* Data extract
+--
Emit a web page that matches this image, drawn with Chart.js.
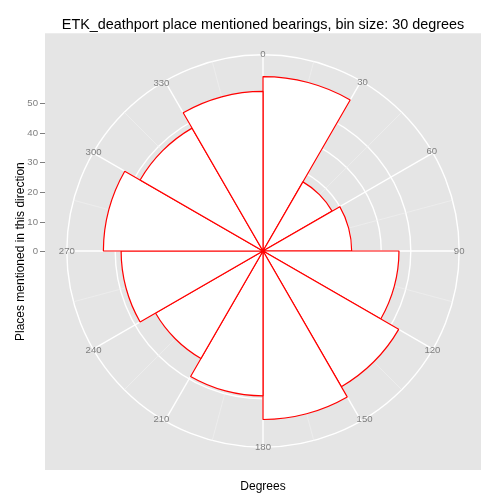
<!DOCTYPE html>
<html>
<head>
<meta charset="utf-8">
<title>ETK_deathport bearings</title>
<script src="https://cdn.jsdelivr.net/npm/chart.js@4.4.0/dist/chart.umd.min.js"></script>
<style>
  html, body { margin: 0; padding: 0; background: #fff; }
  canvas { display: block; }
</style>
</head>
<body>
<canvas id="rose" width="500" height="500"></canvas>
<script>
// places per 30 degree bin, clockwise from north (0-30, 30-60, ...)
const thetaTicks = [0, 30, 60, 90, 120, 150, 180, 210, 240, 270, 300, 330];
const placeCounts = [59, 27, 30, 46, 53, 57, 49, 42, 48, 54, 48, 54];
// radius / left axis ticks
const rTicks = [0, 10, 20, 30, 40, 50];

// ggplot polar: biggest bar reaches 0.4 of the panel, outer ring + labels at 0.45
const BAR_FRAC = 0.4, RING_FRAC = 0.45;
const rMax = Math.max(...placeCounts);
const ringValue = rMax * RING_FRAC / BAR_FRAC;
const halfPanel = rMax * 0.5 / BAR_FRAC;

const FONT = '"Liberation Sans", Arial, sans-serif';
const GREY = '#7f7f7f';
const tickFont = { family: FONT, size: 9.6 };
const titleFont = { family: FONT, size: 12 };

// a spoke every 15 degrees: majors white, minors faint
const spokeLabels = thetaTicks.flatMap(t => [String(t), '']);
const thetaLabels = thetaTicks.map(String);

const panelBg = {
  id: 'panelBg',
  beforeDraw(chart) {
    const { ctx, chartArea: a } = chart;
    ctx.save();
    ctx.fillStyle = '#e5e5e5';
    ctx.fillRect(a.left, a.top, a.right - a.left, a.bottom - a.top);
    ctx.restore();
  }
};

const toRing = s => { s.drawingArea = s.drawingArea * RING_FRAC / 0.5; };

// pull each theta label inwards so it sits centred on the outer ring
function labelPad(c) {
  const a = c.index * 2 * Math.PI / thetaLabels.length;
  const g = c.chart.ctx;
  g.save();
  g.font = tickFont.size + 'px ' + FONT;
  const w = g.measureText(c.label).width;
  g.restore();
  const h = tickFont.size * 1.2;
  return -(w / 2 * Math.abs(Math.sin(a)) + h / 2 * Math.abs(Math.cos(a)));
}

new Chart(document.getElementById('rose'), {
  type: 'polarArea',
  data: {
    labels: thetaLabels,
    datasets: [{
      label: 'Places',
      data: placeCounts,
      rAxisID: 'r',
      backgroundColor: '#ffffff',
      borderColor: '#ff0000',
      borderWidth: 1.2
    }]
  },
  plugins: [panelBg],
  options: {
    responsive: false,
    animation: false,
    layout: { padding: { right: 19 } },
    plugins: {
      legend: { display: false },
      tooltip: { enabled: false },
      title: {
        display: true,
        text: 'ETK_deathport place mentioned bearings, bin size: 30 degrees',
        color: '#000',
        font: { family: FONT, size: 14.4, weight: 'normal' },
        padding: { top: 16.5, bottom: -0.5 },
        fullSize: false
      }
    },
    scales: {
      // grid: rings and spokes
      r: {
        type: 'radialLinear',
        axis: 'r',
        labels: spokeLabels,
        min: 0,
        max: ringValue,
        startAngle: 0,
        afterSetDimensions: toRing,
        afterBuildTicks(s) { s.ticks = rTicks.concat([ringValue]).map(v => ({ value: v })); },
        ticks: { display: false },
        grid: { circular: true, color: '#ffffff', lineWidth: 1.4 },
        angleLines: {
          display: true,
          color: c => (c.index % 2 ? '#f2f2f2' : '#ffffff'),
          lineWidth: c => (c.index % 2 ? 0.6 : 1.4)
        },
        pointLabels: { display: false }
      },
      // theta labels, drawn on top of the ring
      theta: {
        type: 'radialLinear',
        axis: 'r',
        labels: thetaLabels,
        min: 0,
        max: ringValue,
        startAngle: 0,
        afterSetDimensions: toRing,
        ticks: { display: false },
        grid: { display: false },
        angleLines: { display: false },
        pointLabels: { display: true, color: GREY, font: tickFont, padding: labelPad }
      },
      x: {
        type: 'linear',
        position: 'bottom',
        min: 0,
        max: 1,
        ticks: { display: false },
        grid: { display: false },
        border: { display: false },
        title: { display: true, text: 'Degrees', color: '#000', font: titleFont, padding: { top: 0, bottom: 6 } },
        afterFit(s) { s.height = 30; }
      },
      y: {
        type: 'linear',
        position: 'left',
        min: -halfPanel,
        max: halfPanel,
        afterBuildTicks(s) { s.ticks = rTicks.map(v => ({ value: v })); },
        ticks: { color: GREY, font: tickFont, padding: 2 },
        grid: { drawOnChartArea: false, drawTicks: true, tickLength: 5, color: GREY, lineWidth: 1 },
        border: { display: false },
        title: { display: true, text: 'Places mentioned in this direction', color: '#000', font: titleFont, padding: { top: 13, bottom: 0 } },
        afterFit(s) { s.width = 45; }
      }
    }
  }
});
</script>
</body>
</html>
+--
* Directive
Make an exact copy of the data above, pictures excluded.

* Correct response
Emit a web page that matches this image, drawn with Chart.js.
<!DOCTYPE html>
<html>
<head>
<meta charset="utf-8">
<title>ETK_deathport bearings</title>
<script src="https://cdn.jsdelivr.net/npm/chart.js@4.4.0/dist/chart.umd.min.js"></script>
<style>
  html, body { margin: 0; padding: 0; background: #fff; }
  canvas { display: block; }
</style>
</head>
<body>
<canvas id="rose" width="500" height="500"></canvas>
<script>
// places per 30 degree bin, clockwise from north (0-30, 30-60, ...)
const thetaTicks = [0, 30, 60, 90, 120, 150, 180, 210, 240, 270, 300, 330];
const placeCounts = [59, 27, 30, 46, 53, 57, 49, 42, 48, 54, 48, 54];
// radius / left axis ticks
const rTicks = [0, 10, 20, 30, 40, 50];

// ggplot polar: biggest bar reaches 0.4 of the panel, outer ring + labels at 0.45
const BAR_FRAC = 0.4, RING_FRAC = 0.45;
const rMax = Math.max(...placeCounts);
const ringValue = rMax * RING_FRAC / BAR_FRAC;
const halfPanel = rMax * 0.5 / BAR_FRAC;

const FONT = '"Liberation Sans", Arial, sans-serif';
const GREY = '#7f7f7f';
const tickFont = { family: FONT, size: 9.6 };
const titleFont = { family: FONT, size: 12 };

// a spoke every 15 degrees: majors white, minors faint
const spokeLabels = thetaTicks.flatMap(t => [String(t), '']);
const thetaLabels = thetaTicks.map(String);

const panelBg = {
  id: 'panelBg',
  beforeDraw(chart) {
    const { ctx, chartArea: a } = chart;
    ctx.save();
    ctx.fillStyle = '#e5e5e5';
    ctx.fillRect(a.left, a.top, a.right - a.left, a.bottom - a.top);
    ctx.restore();
  }
};

const toRing = s => { s.drawingArea = s.drawingArea * RING_FRAC / 0.5; };

// pull each theta label inwards so it sits centred on the outer ring
function labelPad(c) {
  const a = c.index * 2 * Math.PI / thetaLabels.length;
  const g = c.chart.ctx;
  g.save();
  g.font = tickFont.size + 'px ' + FONT;
  const w = g.measureText(c.label).width;
  g.restore();
  const h = tickFont.size * 1.2;
  return -(w / 2 * Math.abs(Math.sin(a)) + h / 2 * Math.abs(Math.cos(a)));
}

new Chart(document.getElementById('rose'), {
  type: 'polarArea',
  data: {
    labels: thetaLabels,
    datasets: [{
      label: 'Places',
      data: placeCounts,
      rAxisID: 'r',
      backgroundColor: '#ffffff',
      borderColor: '#ff0000',
      borderWidth: 1.2
    }]
  },
  plugins: [panelBg],
  options: {
    responsive: false,
    animation: false,
    layout: { padding: { right: 19 } },
    plugins: {
      legend: { display: false },
      tooltip: { enabled: false },
      title: {
        display: true,
        text: 'ETK_deathport place mentioned bearings, bin size: 30 degrees',
        color: '#000',
        font: { family: FONT, size: 14.4, weight: 'normal' },
        padding: { top: 16.5, bottom: -0.5 },
        fullSize: false
      }
    },
    scales: {
      // grid: rings and spokes
      r: {
        type: 'radialLinear',
        axis: 'r',
        labels: spokeLabels,
        min: 0,
        max: ringValue,
        startAngle: 0,
        afterSetDimensions: toRing,
        afterBuildTicks(s) { s.ticks = rTicks.concat([ringValue]).map(v => ({ value: v })); },
        ticks: { display: false },
        grid: { circular: true, color: '#ffffff', lineWidth: 1.4 },
        angleLines: {
          display: true,
          color: c => (c.index % 2 ? '#f2f2f2' : '#ffffff'),
          lineWidth: c => (c.index % 2 ? 0.6 : 1.4)
        },
        pointLabels: { display: false }
      },
      // theta labels, drawn on top of the ring
      theta: {
        type: 'radialLinear',
        axis: 'r',
        labels: thetaLabels,
        min: 0,
        max: ringValue,
        startAngle: 0,
        afterSetDimensions: toRing,
        ticks: { display: false },
        grid: { display: false },
        angleLines: { display: false },
        pointLabels: { display: true, color: GREY, font: tickFont, padding: labelPad }
      },
      x: {
        type: 'linear',
        position: 'bottom',
        min: 0,
        max: 1,
        ticks: { display: false },
        grid: { display: false },
        border: { display: false },
        title: { display: true, text: 'Degrees', color: '#000', font: titleFont, padding: { top: 0, bottom: 6 } },
        afterFit(s) { s.height = 30; }
      },
      y: {
        type: 'linear',
        position: 'left',
        min: -halfPanel,
        max: halfPanel,
        afterBuildTicks(s) { s.ticks = rTicks.map(v => ({ value: v })); },
        ticks: { color: GREY, font: tickFont, padding: 2 },
        grid: { drawOnChartArea: false, drawTicks: true, tickLength: 5, color: GREY, lineWidth: 1 },
        border: { display: false },
        title: { display: true, text: 'Places mentioned in this direction', color: '#000', font: titleFont, padding: { top: 13, bottom: 0 } },
        afterFit(s) { s.width = 45; }
      }
    }
  }
});
</script>
</body>
</html>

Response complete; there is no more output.